We need to think very carefully about grown men
who buy toy cars for themselves. They may say they’re impressed with the detailing on the engine, but it isn’t an engine at all, you know. It doesn’t work. They may say, too, that in years to come it will be a valuable heirloom, but come on. Show me a man who has a perfectly preserved James Bond DB5, with the little blue man still
in situ
, and I’ll show you someone who, quite rightly, was bullied at school. We’ve all seen men on the Jerry Springer show who like to be dressed up in nappies. Well, that’s what we’re dealing with here: weirdos and oddballs. And, really, they shouldn’t be allowed to roam the streets.

The name and address of any grown man who buys a toy car for himself should be fed into a police computer so that if there’s an outbreak of child molestation in the town PC Plod knows who to visit. Don’t get me wrong here. Spending £14.99 on a mass-produced Vietnamese toy car is insane, but I see nothing wrong at all with the man who actually gets out there with the Bostick and makes one. I once met a chap who has spent 20 years building a model Ferrari that was an exact, though smaller, replica of the real thing. He’d made not only every single part himself but also the mould for every single part. It even had a working 100-cc flat-12 engine, so that if he’d been nine inches tall he could have driven it. It was exquisite, and my respect for the man was boundless.

I admire, too, the man I once saw on television who had made a model submarine that would fire three-inch torpedoes.
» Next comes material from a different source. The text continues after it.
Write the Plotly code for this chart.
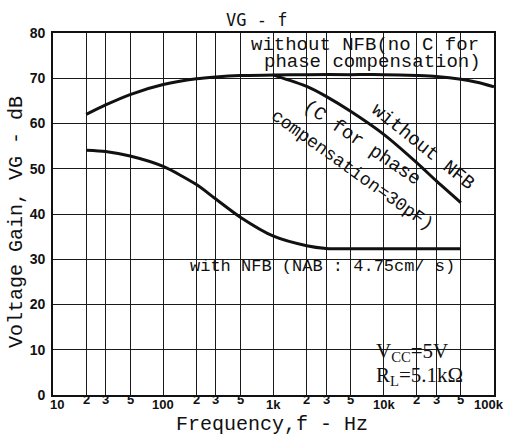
import math
import plotly.graph_objects as go

# ---------------- data ----------------
f_no_c = [20, 30, 50, 100, 200, 300, 500, 1000, 2000, 5000, 10000, 20000, 30000, 50000, 70000, 100000]
g_no_c = [62.0, 64.1, 66.4, 68.6, 69.9, 70.3, 70.6, 70.7, 70.8, 70.8, 70.8, 70.6, 70.4, 69.8, 69.1, 68.1]

f_c30 = [1000, 2000, 3000, 5000, 10000, 20000, 30000, 50000]
g_c30 = [70.7, 68.2, 66.0, 62.7, 57.6, 51.3, 47.3, 42.5]

f_nfb = [20, 30, 50, 100, 200, 300, 500, 1000, 2000, 3000, 5000, 10000, 20000, 50000]
g_nfb = [54.1, 53.8, 52.8, 50.5, 46.5, 43.3, 39.3, 35.1, 33.0, 32.4, 32.3, 32.3, 32.3, 32.3]

x_tick_vals = [10, 20, 30, 50, 100, 200, 300, 500, 1000, 2000, 3000, 5000,
               10000, 20000, 30000, 50000, 100000]
x_tick_text = ["10", "2", "3", "5", "100", "2", "3", "5", "1k", "2", "3", "5",
               "10k", "2", "3", "5", "100k"]
y_tick_vals = [0, 10, 20, 30, 40, 50, 60, 70, 80]

# ---------------- geometry ----------------
W, H = 508, 440
ML, MR, MT, MB = 53, 14, 33, 45
PW, PH = W - ML - MR, H - MT - MB
X_RANGE = [1, 5]
Y_RANGE = [0, 80]

MONO = "Liberation Mono"
SANS = "Liberation Sans"
SERIF = "Liberation Serif"
INK = "#111111"


def paper_of(lf, db):
    return (lf - X_RANGE[0]) / (X_RANGE[1] - X_RANGE[0]), (db - Y_RANGE[0]) / (Y_RANGE[1] - Y_RANGE[0])


def rot_rect_path(lf, db, angle, half_len, half_w):
    cx, cy = paper_of(lf, db)
    a = math.radians(angle)
    ux, uy = math.cos(a), math.sin(a)          # screen coords (y down)
    nx, ny = -math.sin(a), math.cos(a)
    pts = []
    for s, t in [(-1, -1), (1, -1), (1, 1), (-1, 1)]:
        dx = s * half_len * ux + t * half_w * nx
        dy = s * half_len * uy + t * half_w * ny
        pts.append((cx + dx / PW, cy - dy / PH))
    return "M " + " L ".join(f"{x:.4f},{y:.4f}" for x, y in pts) + " Z"


fig = go.Figure()

line_style = dict(color=INK, width=3, shape="spline", smoothing=0.7)
fig.add_trace(go.Scatter(x=f_no_c, y=g_no_c, mode="lines", line=line_style, hoverinfo="skip"))
fig.add_trace(go.Scatter(x=f_c30, y=g_c30, mode="lines", line=line_style, hoverinfo="skip"))
fig.add_trace(go.Scatter(x=f_nfb, y=g_nfb, mode="lines", line=line_style, hoverinfo="skip"))

shapes = []
# white masks behind labels (above grid, below curves)
mask = dict(type="rect", fillcolor="white", line=dict(width=0), layer="between")
shapes.append(dict(mask, xref="x", yref="y", x0=2.72, x1=5, y0=71.6, y1=80))
shapes.append(dict(mask, xref="x", yref="y", x0=2.11, x1=4.745, y0=25.3, y1=31.6))
shapes.append(dict(mask, xref="x", yref="y", x0=3.91, x1=5, y0=0, y1=11.4))
shapes.append(dict(type="line", xref="x", yref="y", x0=3.91, x1=3.91, y0=0, y1=10.4,
                   line=dict(color=INK, width=1.2), layer="between"))
shapes.append(dict(type="path", xref="paper", yref="paper", fillcolor="white", line=dict(width=0),
                   layer="between", path=rot_rect_path(4.355, 54.8, 38.7, 72, 11)))
shapes.append(dict(type="path", xref="paper", yref="paper", fillcolor="white", line=dict(width=0),
                   layer="between", path=rot_rect_path(3.75, 52.6, 35, 104, 22)))

annotations = []
# x tick labels (staggered like the original)
for i, (v, t) in enumerate(zip(x_tick_vals, x_tick_text)):
    decade = t not in ("2", "3", "5")
    xs = 0
    if i == 0:
        xs = 4
    elif i == len(x_tick_vals) - 1:
        xs = -5
    annotations.append(dict(x=math.log10(v), y=0, xref="x", yref="paper", text=t,
                            showarrow=False, xanchor="center", yanchor="middle",
                            yshift=-9 if decade else -4, xshift=xs,
                            font=dict(family=SANS, size=13, color=INK, weight="bold")))

# titles
annotations.append(dict(x=(256 - ML) / PW, y=1, xref="paper", yref="paper", yshift=13,
                        text="VG - f", showarrow=False, xanchor="center", yanchor="middle",
                        font=dict(family="DejaVu Sans Mono", size=17, color=INK)))
annotations.append(dict(x=(272 - ML) / PW, y=0, xref="paper", yref="paper", yshift=-29,
                        text="Frequency,f - Hz", showarrow=False, xanchor="center", yanchor="middle",
                        font=dict(family=MONO, size=20, color=INK)))
annotations.append(dict(x=0, y=(395 - 222) / PH, xref="paper", yref="paper", xshift=-36,
                        text="Voltage Gain, VG - dB", showarrow=False, textangle=-90,
                        xanchor="center", yanchor="middle",
                        font=dict(family=MONO, size=20, color=INK)))

# in-plot labels
annotations.append(dict(x=3.83, y=77.4, xref="x", yref="y", text="without NFB(no C for",
                        showarrow=False, xanchor="center", yanchor="middle",
                        font=dict(family=MONO, size=19, color=INK)))
annotations.append(dict(x=3.90, y=73.7, xref="x", yref="y", text="phase compensation)",
                        showarrow=False, xanchor="center", yanchor="middle",
                        font=dict(family=MONO, size=19, color=INK)))
annotations.append(dict(x=4.355, y=54.8, xref="x", yref="y", text="without NFB",
                        showarrow=False, textangle=38.7, xanchor="center", yanchor="middle",
                        font=dict(family=MONO, size=19, color=INK)))
annotations.append(dict(x=3.80, y=55.6, xref="x", yref="y", text="(C for phase",
                        showarrow=False, textangle=34, xanchor="center", yanchor="middle",
                        font=dict(family=MONO, size=19, color=INK)))
annotations.append(dict(x=3.709, y=49.7, xref="x", yref="y", text="compensation=30pF)",
                        showarrow=False, textangle=35.5, xanchor="center", yanchor="middle",
                        font=dict(family=MONO, size=18, color=INK)))
annotations.append(dict(x=3.445, y=28.4, xref="x", yref="y", text="with NFB (NAB : 4.75cm/ s)",
                        showarrow=False, xanchor="center", yanchor="middle",
                        font=dict(family=MONO, size=17, color=INK)))
annotations.append(dict(x=3.915, y=9.4, xref="x", yref="y", text="V<sub>CC</sub>=5V",
                        showarrow=False, xanchor="left", yanchor="middle",
                        font=dict(family=SERIF, size=21, color=INK)))
annotations.append(dict(x=3.915, y=4.3, xref="x", yref="y", text="R<sub>L</sub>=5.1kΩ",
                        showarrow=False, xanchor="left", yanchor="middle",
                        font=dict(family=SERIF, size=21, color=INK)))

fig.update_layout(
    width=W, height=H,
    margin=dict(l=ML, r=MR, t=MT, b=MB, pad=0),
    paper_bgcolor="white", plot_bgcolor="white",
    showlegend=False,
    shapes=shapes,
    annotations=annotations,
)
fig.update_xaxes(type="log", range=X_RANGE, tickvals=x_tick_vals, showticklabels=False,
                 showgrid=True, gridcolor="#1a1a1a", gridwidth=1, zeroline=False,
                 showline=True, linecolor=INK, linewidth=1.6, mirror=True, ticks="")
fig.update_yaxes(range=Y_RANGE, tickvals=y_tick_vals, showgrid=True, gridcolor="#1a1a1a",
                 gridwidth=1, zeroline=False, showline=True, linecolor=INK, linewidth=1.6,
                 mirror=True, ticks="", ticklabelstandoff=3,
                 tickfont=dict(family=SANS, size=14, color=INK, weight="bold"))

fig.write_html("out.html")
Obviously I wouldn’t go round to his house in case he made me listen to James Last and told me ‘dirty jokes’, but remember: model-makers have gingivitis and a couple of nasty skin disorders, so instead of going out
with girls they choose to spend all day in a shed gluing things together.

And let’s be honest, this doesn’t really affect the rest of us, does it? Then there are people who make model aeroplanes. Sometimes, as I sit in my garden on a summer day listening to their creations buzz and whine around the sky, I’m even tempted to take up modelling myself. In fact, I’ve already begun work on the plans for my first project. It’s going to be a Little Tyke’s Cosy Surface-to-Air Missile Battery.

Fruit or poison?

Last month, the road-test team on this magazine produced an advert-free supplement that listed the best and worst cars you can buy. Now the guys who wrote the supplement may spend all day talking about motorcycles, but they do drive every single new car that comes on to the market. They take them home at night. They take them away for cosy weekends. They take them to test tracks. In other words, these guys know what they’re talking about.

Strange, then, that I read the supplement with a purple face and little bits of spittle at the corners of my mouth – a mouth that was gaping in disbelief.

It wasn’t so bad to start with. They said Peugeot’s 206 is the best small car, which is fair enough. Second slot was given to the Clio, which shows that even motorcyclists have some common sense. The Clio may not be as much fun to drive as a Fiesta, but it is cheap.

I had no real argument with the family car section
either, where they gave awards to the Focus and the Passat. And sure, I can see why the Jaguar XJ8 had to play second fiddle to the BMW 5-series in the executive car roundup.